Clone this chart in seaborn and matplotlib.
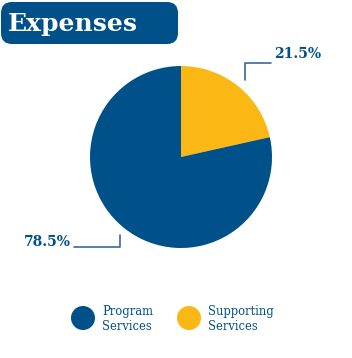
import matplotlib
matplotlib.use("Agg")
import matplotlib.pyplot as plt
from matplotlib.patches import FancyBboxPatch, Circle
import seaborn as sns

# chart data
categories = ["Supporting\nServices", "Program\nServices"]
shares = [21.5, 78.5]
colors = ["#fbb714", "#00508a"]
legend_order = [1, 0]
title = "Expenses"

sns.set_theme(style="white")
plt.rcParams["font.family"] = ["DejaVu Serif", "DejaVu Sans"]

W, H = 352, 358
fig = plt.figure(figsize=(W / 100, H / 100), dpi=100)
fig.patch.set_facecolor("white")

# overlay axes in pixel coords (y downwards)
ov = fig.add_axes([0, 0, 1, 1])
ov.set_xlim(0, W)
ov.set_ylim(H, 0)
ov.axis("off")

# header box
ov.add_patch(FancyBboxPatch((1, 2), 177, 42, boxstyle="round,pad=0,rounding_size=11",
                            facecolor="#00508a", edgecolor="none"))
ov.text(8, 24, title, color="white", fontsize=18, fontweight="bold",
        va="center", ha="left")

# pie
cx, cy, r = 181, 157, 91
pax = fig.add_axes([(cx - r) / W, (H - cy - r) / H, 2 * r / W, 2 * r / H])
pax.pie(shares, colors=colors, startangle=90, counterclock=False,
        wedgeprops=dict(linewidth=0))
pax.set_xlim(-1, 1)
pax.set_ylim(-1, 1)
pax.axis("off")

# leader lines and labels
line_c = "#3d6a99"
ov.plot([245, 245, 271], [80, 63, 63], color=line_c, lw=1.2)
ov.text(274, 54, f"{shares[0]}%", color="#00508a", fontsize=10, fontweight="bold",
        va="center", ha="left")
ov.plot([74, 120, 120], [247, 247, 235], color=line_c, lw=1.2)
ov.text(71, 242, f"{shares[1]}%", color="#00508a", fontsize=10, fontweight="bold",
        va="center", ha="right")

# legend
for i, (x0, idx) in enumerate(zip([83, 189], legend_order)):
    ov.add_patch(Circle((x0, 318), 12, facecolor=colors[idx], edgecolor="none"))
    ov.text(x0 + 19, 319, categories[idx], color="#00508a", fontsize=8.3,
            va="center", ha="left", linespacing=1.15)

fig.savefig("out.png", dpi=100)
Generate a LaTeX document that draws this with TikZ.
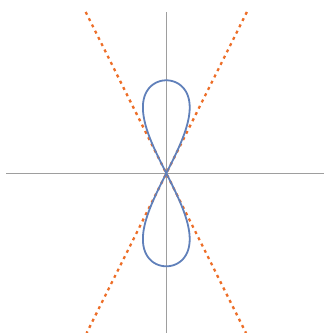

● ● ● ● ●

__WHAT IS REQUIRED__:
Report how many lines include the word "seaborn". Give nothing but the number.

__WORKED SOLUTION__:
2